Ever since the 1979 Iranian revolution, the U.S. government and other imperialist powers have been trying to destabilize Iran. Under the Shah, Iran was a U.S. client state. Now, the Islamic Republic of Iran is a bourgeois-nationalist regime that stands for Iran’s independence. For this reason, regime change is the real U.S. policy toward Iran. The nuclear allegations are nothing but a pretext for U.S. hostility.


From Washington’s perspective, it is bad enough that Iran’s oil now belongs to Iran, not foreign oil corporations. It is bad enough that the economy of the country with a population of 70 million is largely closed to direct foreign investment.


But what is even worse is that Iran has become a powerful force in the region.


Iran has strongly influenced Iraq and Afghanistan. Contrary to Washington’s propaganda, Iran’s influence in those countries has not been to fund their respective resistance movements. Its role has not been a revolutionary one.


Ironically, Iran has supported the same governments that U.S. officials installed following the invasions of Iraq and Afghanistan. But Iran has tried, and largely succeeded, in influencing these states away from hostility and in the direction of establishing cordial relationships with Tehran.


More importantly, Iran is the one state in the region on which resistance forces in Palestine and Lebanon have been able to rely. Iran has been a source of support for the Hamas movement in Palestine and the Hezbollah movement in Lebanon. These are precisely the resistance forces that the United States and Israel seek to eliminate.

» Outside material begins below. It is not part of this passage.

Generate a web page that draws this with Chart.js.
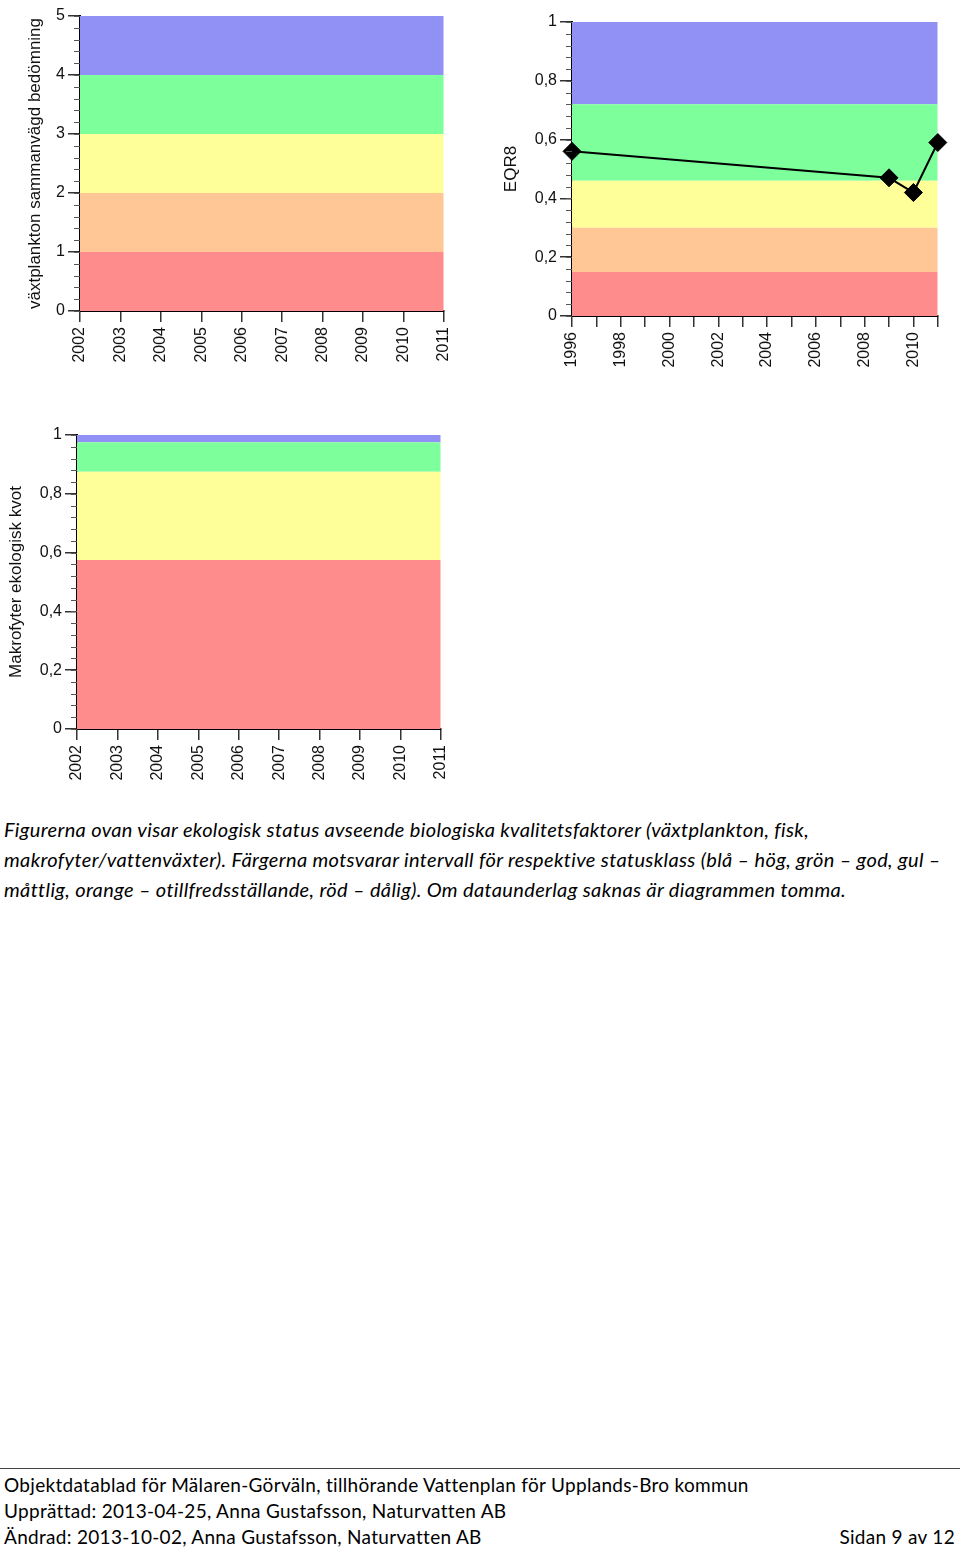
<!DOCTYPE html>
<html lang="sv">
<head>
<meta charset="utf-8">
<title>Ekologisk status</title>
<script src="https://cdn.jsdelivr.net/npm/chart.js@4.4.1/dist/chart.umd.min.js"></script>
<style>
    body { margin: 0; background: #fff; width: 960px; height: 1549px; position: relative; overflow: hidden; }
    .box { position: absolute; }
    .caption { position: absolute; left: 4px; top: 814px; font-family: Lato, sans-serif; font-style: italic; font-size: 20px; letter-spacing: 0.35px; line-height: 30px; color: #000; white-space: nowrap; }
    .rule { position: absolute; left: 0; top: 1468px; width: 960px; height: 1px; background: #444; }
    .footer { position: absolute; left: 4px; top: 1472px; width: 951px; font-family: Lato, sans-serif; font-size: 19px; letter-spacing: 0.3px; line-height: 26px; color: #000; white-space: nowrap; }
    .footer .right { position: absolute; right: 0; bottom: 0; }
</style>
</head>
<body>

<div class="box" style="left:0; top:0; width:468px; height:380px;"><canvas id="planktonChart"></canvas></div>
<div class="box" style="left:490px; top:0; width:472px; height:380px;"><canvas id="fishChart"></canvas></div>
<div class="box" style="left:0; top:420px; width:465px; height:380px;"><canvas id="macroChart"></canvas></div>

<div class="caption">
    <div>Figurerna ovan visar ekologisk status avseende biologiska kvalitetsfaktorer (växtplankton, fisk,</div>
    <div>makrofyter/vattenväxter). Färgerna motsvarar intervall för respektive statusklass (blå – hög, grön – god, gul –</div>
    <div>måttlig, orange – otillfredsställande, röd – dålig). Om dataunderlag saknas är diagrammen tomma.</div>
</div>

<div class="rule"></div>
<div class="footer">
    <div>Objektdatablad för Mälaren-Görväln, tillhörande Vattenplan för Upplands-Bro kommun</div>
    <div>Upprättad: 2013-04-25, Anna Gustafsson, Naturvatten AB</div>
    <div>Ändrad: 2013-10-02, Anna Gustafsson, Naturvatten AB<span class="right">Sidan 9 av 12</span></div>
</div>

<script>
// status classes, bottom to top: röd, orange, gul, grön, blå
const STATUS_COLORS = ['#FF8C8C', '#FFC696', '#FFFF99', '#7DFF9B', '#9191F5'];

// class limits for each diagram (bottom of röd ... top of blå)
const PLANKTON_LIMITS = [0, 1, 2, 3, 4, 5];
const FISH_LIMITS = [0, 0.15, 0.30, 0.46, 0.72, 1];
const MACRO_LIMITS = [0, 0.575, 0.575, 0.875, 0.975, 1];

// x axis years
const PLANKTON_YEARS = [2002, 2003, 2004, 2005, 2006, 2007, 2008, 2009, 2010, 2011];
const FISH_YEARS = [1996, 1997, 1998, 1999, 2000, 2001, 2002, 2003, 2004, 2005, 2006, 2007, 2008, 2009, 2010, 2011];
const MACRO_YEARS = [2002, 2003, 2004, 2005, 2006, 2007, 2008, 2009, 2010, 2011];

// EQR8 (fisk) measurements
const EQR8_YEARS = [1996, 2009, 2010, 2011];
const EQR8_VALUES = [0.56, 0.47, 0.42, 0.59];

const FONT = 'Liberation Sans, Arial, sans-serif';

// short unlabelled ticks between the major ones on the y axis
const minorTicks = {
    id: 'minorTicks',
    afterDraw(chart, args, opts) {
        const y = chart.scales.y;
        const ctx = chart.ctx;
        const n = Math.round((y.max - y.min) / opts.step);
        ctx.save();
        ctx.strokeStyle = '#555';
        ctx.lineWidth = 1;
        ctx.beginPath();
        for (let i = 0; i <= n; i++) {
            const py = Math.round(y.getPixelForValue(y.min + i * opts.step)) + 0.5;
            ctx.moveTo(y.right - opts.length, py);
            ctx.lineTo(y.right, py);
        }
        ctx.stroke();
        ctx.restore();
    }
};

function commaLabel(value) {
    if (value === 0 || value === 1) return String(value);
    return value.toFixed(1).replace('.', ',');
}

function bandDatasets(limits, years) {
    const first = years[0];
    const last = years[years.length - 1];
    const sets = [];
    for (let i = 0; i < STATUS_COLORS.length; i++) {
        sets.push({
            data: [{ x: first, y: limits[i + 1] }, { x: last, y: limits[i + 1] }],
            fill: { value: limits[i] },
            backgroundColor: STATUS_COLORS[i],
            borderWidth: 0,
            pointRadius: 0,
            order: 10
        });
    }
    return sets;
}

function makeChart(id, cfg) {
    const datasets = bandDatasets(cfg.limits, cfg.years);
    if (cfg.series) datasets.unshift(cfg.series);

    return new Chart(document.getElementById(id), {
        type: 'line',
        data: { datasets: datasets },
        plugins: [minorTicks],
        options: {
            responsive: true,
            maintainAspectRatio: false,
            animation: false,
            layout: { padding: cfg.padding },
            plugins: {
                legend: { display: false },
                tooltip: { enabled: false },
                minorTicks: { step: cfg.minorStep, length: 6 }
            },
            scales: {
                x: {
                    type: 'linear',
                    min: cfg.years[0],
                    max: cfg.years[cfg.years.length - 1],
                    afterBuildTicks: function(axis) {
                        axis.ticks = cfg.years.map(v => ({ value: v }));
                    },
                    afterFit: function(axis) { axis.height = cfg.xHeight; },
                    border: { display: true, color: '#000', width: 2 },
                    grid: { drawOnChartArea: false, drawTicks: true, tickLength: 11, color: '#333', lineWidth: 1.5 },
                    ticks: {
                        autoSkip: false,
                        minRotation: 90,
                        maxRotation: 90,
                        padding: 5,
                        color: '#111',
                        font: { family: FONT, size: 16 },
                        callback: cfg.xLabel || (v => String(v))
                    }
                },
                y: {
                    min: cfg.limits[0],
                    max: cfg.limits[cfg.limits.length - 1],
                    afterFit: function(axis) { axis.width = cfg.yWidth; },
                    border: { display: true, color: '#000', width: 2 },
                    grid: { drawOnChartArea: false, drawTicks: true, tickLength: 12, color: '#333', lineWidth: 1.5 },
                    ticks: {
                        stepSize: cfg.majorStep,
                        padding: 3,
                        color: '#111',
                        font: { family: FONT, size: 16 },
                        callback: cfg.yLabel
                    },
                    title: {
                        display: true,
                        text: cfg.title,
                        color: '#111',
                        font: { family: FONT, size: 17, lineHeight: 1.2 },
                        padding: { top: cfg.titlePad, bottom: 0 }
                    }
                }
            }
        }
    });
}

window.onload = function() {
    makeChart('planktonChart', {
        limits: PLANKTON_LIMITS,
        years: PLANKTON_YEARS,
        title: 'växtplankton sammanvägd bedömning',
        titlePad: 25,
        majorStep: 1,
        minorStep: 0.2,
        yLabel: v => String(v),
        yWidth: 80,
        xHeight: 69,
        padding: { left: 0, top: 16, right: 0, bottom: 0 }
    });

    makeChart('fishChart', {
        limits: FISH_LIMITS,
        years: FISH_YEARS,
        title: 'EQR8',
        titlePad: 11,
        majorStep: 0.2,
        minorStep: 0.04,
        yLabel: commaLabel,
        xLabel: v => (v % 2 === 0 ? String(v) : ''),
        yWidth: 82,
        xHeight: 64,
        padding: { left: 0, top: 22, right: 0, bottom: 0 },
        series: {
            data: EQR8_YEARS.map((yr, i) => ({ x: yr, y: EQR8_VALUES[i] })),
            borderColor: '#000',
            borderWidth: 2,
            backgroundColor: '#000',
            pointStyle: 'rectRot',
            pointRadius: 9,
            pointBorderWidth: 1,
            fill: false,
            clip: false,
            tension: 0,
            order: 0
        }
    });

    makeChart('macroChart', {
        limits: MACRO_LIMITS,
        years: MACRO_YEARS,
        title: 'Makrofyter ekologisk kvot',
        titlePad: 6,
        majorStep: 0.2,
        minorStep: 0.04,
        yLabel: commaLabel,
        yWidth: 77,
        xHeight: 71,
        padding: { left: 0, top: 15, right: 0, bottom: 0 }
    });
};
</script>
</body>
</html>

Overthrowing the Islamic Republic would certainly benefit U.S. imperialism. However, the absence of easy ways to accomplish this goal has caused intense debate in the U.S. ruling establishment.


Ruling class divided over strategy for regime change


The March 11 resignation of Admiral William Fallon, commander of U.S. forces in the Middle East, has raised speculation of the renewed possibility of a U.S. bombing of Iran.


While not opposed to war and aggression in principle, Fallon was opposed to a U.S. attack on Iran. Fallon is among many military and political leaders who believe the risks of attacking Iran are unacceptably high.


According to a former intelligence officer, Colonel W. Patrick Lang, Fallon had said privately at the time of his confirmation that an attack on Iran “isn’t going to happen on my watch.” In the summer of 2007, when Cheney was encouraging the Bush administration to bomb Revolutionary Guard bases in Iran, Fallon made the statement: “We have to figure out a way to come to an arrangement [with Iran].”


Fallon’s resignation does not necessarily signal an impending military attack on Iran. But it does remove an obstacle for the Cheney grouping.


The U.S. drive for regime change in Iran has not only been pursued diplomatically through the United Nations, but also through aggressive military maneuvers and threats. It is now more likely that the military component will take on greater importance.


As the murder of millions of people in the Iraq, Vietnam and Korean wars and countless others demonstrate, people’s lives are of no concern to imperialist leaders; only the interests of the corporations they serve matter.


The principal factor that has created the division in the U.S. ruling class regarding Iran is the resistance they have encountered from the peoples of the Middle East. It is this resistance that forces debates on whether further invasions and attacks will actually serve U.S. imperialism’s interests. Rather than placing their hopes for peace on bourgeois politicians, U.S. workers must throw their full support behind those standing against the empire.